* **SET PROBLEM**
Transcribe only the lines of the listing below from the one holding "Output the Python" through the one holding "d in months]", inclusive, without any change.

===== STORED RECORDS =====

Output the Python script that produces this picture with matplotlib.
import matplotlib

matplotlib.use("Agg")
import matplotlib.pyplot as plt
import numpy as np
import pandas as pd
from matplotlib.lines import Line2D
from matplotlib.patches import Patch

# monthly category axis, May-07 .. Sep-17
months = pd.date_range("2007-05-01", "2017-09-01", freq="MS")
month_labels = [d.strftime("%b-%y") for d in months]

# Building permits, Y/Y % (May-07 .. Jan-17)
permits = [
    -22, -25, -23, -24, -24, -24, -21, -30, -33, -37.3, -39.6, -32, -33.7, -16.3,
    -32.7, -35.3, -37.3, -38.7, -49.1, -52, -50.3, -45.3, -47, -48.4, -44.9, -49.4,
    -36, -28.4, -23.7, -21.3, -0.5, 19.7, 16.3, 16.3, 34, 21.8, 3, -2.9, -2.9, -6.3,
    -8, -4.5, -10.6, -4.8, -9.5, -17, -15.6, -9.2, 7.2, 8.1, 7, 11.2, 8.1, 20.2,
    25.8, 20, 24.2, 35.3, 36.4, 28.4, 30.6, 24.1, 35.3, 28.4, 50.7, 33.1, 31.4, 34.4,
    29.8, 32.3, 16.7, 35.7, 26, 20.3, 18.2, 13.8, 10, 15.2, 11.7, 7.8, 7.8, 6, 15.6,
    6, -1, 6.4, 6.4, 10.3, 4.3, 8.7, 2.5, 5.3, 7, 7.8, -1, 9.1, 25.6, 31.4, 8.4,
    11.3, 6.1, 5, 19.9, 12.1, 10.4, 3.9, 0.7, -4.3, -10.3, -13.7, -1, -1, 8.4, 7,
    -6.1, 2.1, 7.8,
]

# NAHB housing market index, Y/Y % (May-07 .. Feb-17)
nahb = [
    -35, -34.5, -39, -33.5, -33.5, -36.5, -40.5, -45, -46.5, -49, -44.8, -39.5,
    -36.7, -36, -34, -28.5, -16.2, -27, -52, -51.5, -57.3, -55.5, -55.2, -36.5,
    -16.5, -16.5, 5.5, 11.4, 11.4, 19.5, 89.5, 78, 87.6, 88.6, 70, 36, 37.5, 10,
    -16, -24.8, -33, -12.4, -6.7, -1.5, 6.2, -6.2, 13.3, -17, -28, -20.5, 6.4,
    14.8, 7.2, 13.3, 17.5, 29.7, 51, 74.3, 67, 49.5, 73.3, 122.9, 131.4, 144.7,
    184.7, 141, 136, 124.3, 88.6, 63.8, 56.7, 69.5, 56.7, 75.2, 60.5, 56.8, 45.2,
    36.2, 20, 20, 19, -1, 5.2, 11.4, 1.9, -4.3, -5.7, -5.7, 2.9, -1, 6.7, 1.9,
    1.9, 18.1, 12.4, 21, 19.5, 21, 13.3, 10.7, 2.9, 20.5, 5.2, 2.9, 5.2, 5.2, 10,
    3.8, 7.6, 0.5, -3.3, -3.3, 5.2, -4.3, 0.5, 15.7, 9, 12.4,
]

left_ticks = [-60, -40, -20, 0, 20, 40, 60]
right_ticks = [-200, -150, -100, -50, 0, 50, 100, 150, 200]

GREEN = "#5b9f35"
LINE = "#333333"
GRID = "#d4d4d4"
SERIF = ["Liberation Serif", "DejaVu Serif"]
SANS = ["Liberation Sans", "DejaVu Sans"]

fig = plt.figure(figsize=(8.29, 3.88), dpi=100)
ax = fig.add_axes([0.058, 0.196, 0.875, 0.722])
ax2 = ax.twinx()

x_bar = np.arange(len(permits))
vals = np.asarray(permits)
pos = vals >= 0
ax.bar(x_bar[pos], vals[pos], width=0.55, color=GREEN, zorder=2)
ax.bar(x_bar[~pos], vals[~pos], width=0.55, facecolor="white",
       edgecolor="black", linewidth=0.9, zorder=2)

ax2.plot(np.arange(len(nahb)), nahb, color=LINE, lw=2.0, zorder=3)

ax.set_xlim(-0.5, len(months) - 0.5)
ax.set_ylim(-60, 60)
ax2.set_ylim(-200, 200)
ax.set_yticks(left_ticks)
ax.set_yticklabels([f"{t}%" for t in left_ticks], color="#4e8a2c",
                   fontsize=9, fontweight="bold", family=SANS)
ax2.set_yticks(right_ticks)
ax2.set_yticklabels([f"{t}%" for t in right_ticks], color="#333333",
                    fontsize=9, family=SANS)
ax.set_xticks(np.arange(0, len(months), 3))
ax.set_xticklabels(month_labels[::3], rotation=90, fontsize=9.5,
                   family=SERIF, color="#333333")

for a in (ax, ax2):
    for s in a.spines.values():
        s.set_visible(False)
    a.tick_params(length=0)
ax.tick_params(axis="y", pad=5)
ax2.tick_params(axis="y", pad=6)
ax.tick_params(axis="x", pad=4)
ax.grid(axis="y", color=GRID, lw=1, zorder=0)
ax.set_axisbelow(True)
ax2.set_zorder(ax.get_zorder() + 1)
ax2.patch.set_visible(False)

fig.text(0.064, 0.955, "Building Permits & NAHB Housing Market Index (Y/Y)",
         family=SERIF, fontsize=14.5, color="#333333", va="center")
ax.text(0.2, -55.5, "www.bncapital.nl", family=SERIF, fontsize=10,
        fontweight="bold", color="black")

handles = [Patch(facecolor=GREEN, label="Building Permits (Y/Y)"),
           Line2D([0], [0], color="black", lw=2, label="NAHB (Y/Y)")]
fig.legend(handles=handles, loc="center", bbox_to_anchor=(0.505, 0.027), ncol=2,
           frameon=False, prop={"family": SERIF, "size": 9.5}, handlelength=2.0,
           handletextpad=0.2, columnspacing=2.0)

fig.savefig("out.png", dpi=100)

=====
===== STORED RECORDS =====

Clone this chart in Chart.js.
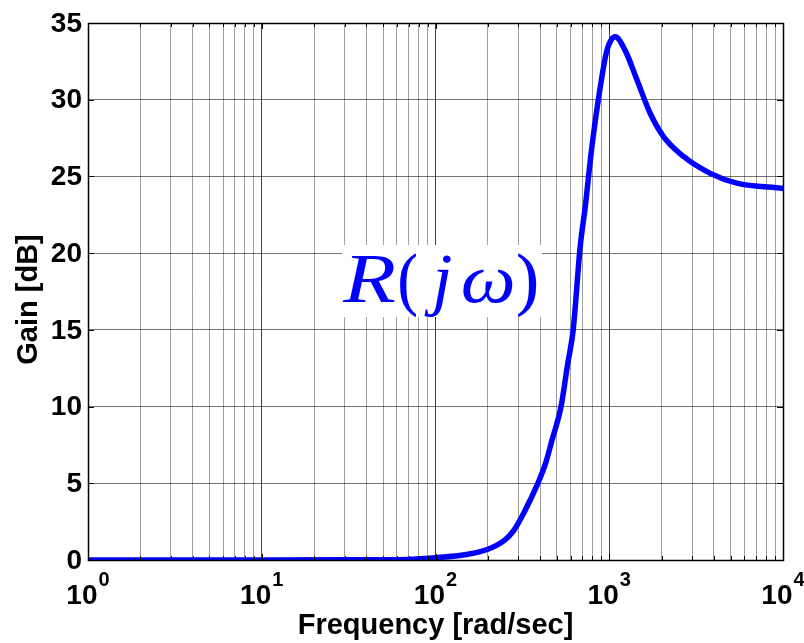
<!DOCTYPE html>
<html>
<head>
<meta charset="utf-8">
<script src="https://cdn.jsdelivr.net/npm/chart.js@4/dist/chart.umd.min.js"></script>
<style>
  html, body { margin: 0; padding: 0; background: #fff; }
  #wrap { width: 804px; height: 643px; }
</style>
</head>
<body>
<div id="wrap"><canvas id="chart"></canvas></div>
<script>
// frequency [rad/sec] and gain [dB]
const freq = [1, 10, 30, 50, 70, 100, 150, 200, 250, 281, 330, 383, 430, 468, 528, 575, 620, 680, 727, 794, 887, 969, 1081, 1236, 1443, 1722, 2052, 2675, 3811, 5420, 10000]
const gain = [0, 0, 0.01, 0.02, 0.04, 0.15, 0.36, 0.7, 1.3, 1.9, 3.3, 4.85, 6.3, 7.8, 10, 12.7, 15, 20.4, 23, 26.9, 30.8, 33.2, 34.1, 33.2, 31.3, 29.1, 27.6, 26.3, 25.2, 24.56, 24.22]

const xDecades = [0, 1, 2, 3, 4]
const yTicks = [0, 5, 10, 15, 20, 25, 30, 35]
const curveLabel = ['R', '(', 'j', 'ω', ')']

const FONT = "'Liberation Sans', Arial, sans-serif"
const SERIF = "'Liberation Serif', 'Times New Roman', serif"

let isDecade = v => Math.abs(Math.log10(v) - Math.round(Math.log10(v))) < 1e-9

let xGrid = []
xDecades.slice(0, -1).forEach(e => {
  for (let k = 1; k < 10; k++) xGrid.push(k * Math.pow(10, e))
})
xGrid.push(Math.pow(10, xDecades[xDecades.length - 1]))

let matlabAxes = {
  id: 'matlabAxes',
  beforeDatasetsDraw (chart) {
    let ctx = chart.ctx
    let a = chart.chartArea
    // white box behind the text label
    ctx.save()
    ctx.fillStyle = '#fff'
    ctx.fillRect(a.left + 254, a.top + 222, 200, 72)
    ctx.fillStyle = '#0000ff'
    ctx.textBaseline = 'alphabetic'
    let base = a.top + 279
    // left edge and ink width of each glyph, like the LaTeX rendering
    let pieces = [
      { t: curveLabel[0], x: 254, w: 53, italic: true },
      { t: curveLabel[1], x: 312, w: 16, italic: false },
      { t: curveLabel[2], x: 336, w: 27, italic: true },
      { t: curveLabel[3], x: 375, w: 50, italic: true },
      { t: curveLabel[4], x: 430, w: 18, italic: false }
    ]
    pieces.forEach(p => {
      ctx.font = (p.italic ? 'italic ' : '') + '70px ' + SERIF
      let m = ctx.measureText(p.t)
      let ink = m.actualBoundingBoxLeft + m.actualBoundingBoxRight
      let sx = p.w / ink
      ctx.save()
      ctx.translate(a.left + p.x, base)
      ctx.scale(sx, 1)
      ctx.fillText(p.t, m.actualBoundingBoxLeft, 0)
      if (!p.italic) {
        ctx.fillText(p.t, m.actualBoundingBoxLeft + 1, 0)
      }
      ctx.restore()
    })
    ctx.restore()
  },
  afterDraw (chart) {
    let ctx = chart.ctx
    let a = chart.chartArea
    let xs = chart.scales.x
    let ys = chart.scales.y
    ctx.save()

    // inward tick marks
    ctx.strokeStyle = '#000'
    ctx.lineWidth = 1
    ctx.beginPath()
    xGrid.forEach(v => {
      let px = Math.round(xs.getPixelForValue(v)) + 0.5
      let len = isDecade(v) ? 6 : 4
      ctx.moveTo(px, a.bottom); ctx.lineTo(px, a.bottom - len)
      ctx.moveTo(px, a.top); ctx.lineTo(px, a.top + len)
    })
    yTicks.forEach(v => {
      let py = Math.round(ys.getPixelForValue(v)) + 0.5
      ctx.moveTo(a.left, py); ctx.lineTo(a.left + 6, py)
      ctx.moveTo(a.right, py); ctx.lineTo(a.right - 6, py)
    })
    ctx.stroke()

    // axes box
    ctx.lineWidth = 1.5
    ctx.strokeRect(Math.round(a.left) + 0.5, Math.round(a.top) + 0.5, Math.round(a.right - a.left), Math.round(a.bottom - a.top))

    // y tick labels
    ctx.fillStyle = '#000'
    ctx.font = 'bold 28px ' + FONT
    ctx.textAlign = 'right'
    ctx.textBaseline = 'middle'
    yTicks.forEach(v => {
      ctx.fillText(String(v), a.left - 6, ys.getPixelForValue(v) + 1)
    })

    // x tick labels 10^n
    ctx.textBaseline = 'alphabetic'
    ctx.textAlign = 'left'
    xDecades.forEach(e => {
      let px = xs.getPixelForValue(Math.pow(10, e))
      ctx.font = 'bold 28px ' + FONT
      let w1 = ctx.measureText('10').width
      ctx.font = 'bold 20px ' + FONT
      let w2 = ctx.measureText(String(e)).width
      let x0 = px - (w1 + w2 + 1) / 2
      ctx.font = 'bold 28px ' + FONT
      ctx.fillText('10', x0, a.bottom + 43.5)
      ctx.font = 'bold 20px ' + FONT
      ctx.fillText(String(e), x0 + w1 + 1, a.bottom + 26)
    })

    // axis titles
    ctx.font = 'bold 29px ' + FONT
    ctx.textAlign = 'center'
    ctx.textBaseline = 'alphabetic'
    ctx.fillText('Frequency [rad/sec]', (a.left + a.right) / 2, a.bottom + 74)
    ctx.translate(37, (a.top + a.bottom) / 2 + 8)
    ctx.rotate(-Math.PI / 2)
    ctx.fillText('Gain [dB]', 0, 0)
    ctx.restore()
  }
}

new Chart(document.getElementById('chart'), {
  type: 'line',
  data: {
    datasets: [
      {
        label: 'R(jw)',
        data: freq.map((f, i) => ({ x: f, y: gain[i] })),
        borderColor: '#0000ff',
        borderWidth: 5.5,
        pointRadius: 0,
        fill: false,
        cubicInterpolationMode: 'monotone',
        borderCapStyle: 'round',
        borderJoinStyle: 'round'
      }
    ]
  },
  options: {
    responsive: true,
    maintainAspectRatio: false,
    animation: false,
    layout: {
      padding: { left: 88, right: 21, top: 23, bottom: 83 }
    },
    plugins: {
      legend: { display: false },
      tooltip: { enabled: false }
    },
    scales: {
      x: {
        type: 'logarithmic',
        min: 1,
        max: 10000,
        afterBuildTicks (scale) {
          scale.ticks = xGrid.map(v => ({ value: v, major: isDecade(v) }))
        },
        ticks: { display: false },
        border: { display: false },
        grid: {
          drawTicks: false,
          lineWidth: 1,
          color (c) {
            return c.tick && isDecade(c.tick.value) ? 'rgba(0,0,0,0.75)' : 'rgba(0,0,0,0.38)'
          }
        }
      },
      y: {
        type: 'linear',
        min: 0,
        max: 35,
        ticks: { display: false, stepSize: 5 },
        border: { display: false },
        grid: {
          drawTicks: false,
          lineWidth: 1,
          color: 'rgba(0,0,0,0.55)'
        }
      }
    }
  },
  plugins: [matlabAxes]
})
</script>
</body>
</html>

=====

* **RESULT OF THE EXERCISE**
Output the Python script that produces this picture with matplotlib.
import matplotlib

matplotlib.use("Agg")
import matplotlib.pyplot as plt
import numpy as np
import pandas as pd
from matplotlib.lines import Line2D
from matplotlib.patches import Patch

# monthly category axis, May-07 .. Sep-17
months = pd.date_range("2007-05-01", "2017-09-01", freq="MS")
month_labels = [d.strftime("%b-%y") for d in months]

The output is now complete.